PLAT993 Type_1 Report missing .bodd include file for IDEAL refinement
The CIF-embedded .res file includes a call for a .bodd include file. Such a file is not found externally or CIF-embedded. Without this file, the details of the refinement are not complete and no .fcf can be created.
PLAT994 Type_1 Report missing SHELXL/MERG instruction
A SHELXL job generally includes a MERG instruction. If not, the refinement and 'LIST 4' FCF will include redundant reflections (i.e. refinement on more than the unique set of reflections.)
PLAT996 Type_1 Test validity of SHELXL Style 'LIST 4' Fo/Fc FCF File
A SHELXL 'LIST 4' Style FCF File should comply with the SHELXL Format. This implies that an FCF should include only a unique set of reflections. For non-centrosymmetric structures, Friedel pairs should be included.
PLAT997 Type_1 Test for acceptable CIF/FCF file combination for SHELXL
The CIF file reports refinement with SHELXL whereas the supplied reflection file is not of the SHELXL 'LIST 4' or 'LIST 8' type.
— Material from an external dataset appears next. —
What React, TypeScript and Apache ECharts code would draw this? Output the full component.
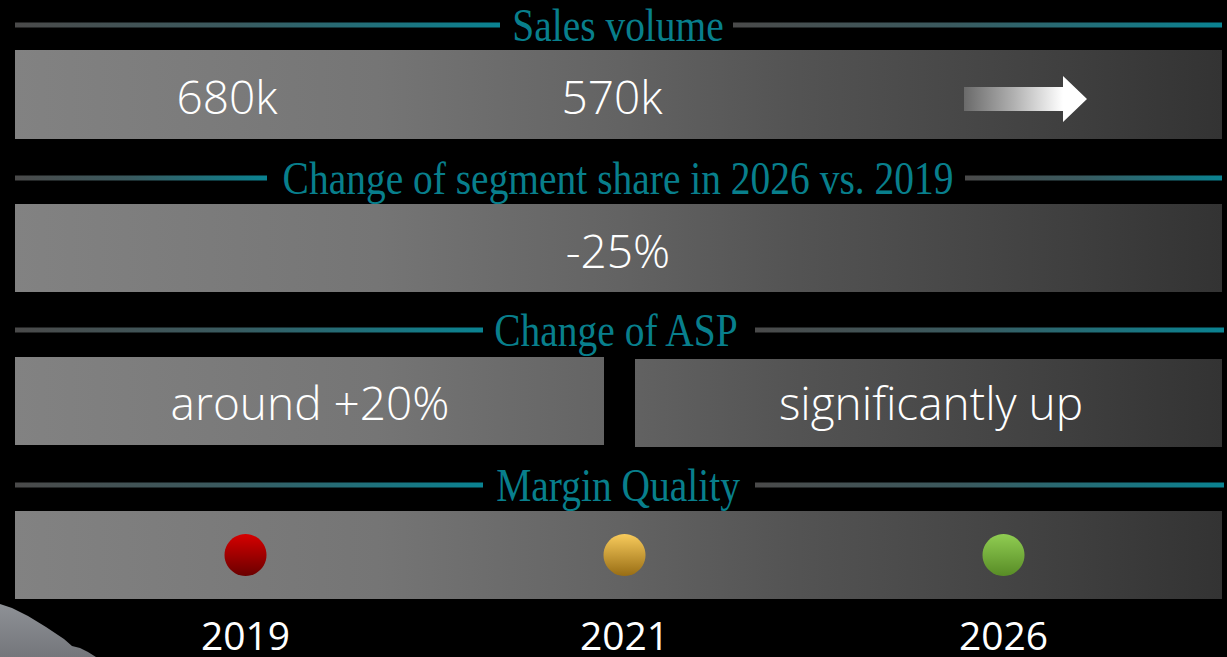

Proper FCF validation is not possible with the alternative LIST options.
PLAT998 Type_1 Test for 'LIST 3' style reflection file
IUCr CheckCIF validation requires SHELXL 'LIST 4', 'LIST 8' or Equivalent Fo**2,Fc**2, Sigma(Fo**2) reflection files.
PLAT999 Type_1 Test for 'LIST 6' style reflection file
IUCr CheckCIF validation requires SHELXL 'LIST 4', 'LIST 8' or equivalent Fo**2,Fc**2, Sigma(Fo**2) reflection files. The 'LIST 6' style file has the dispersion contribution removed making this file unsuitable for external Analysis-of-Variance type of analysis and validation of the final refinement.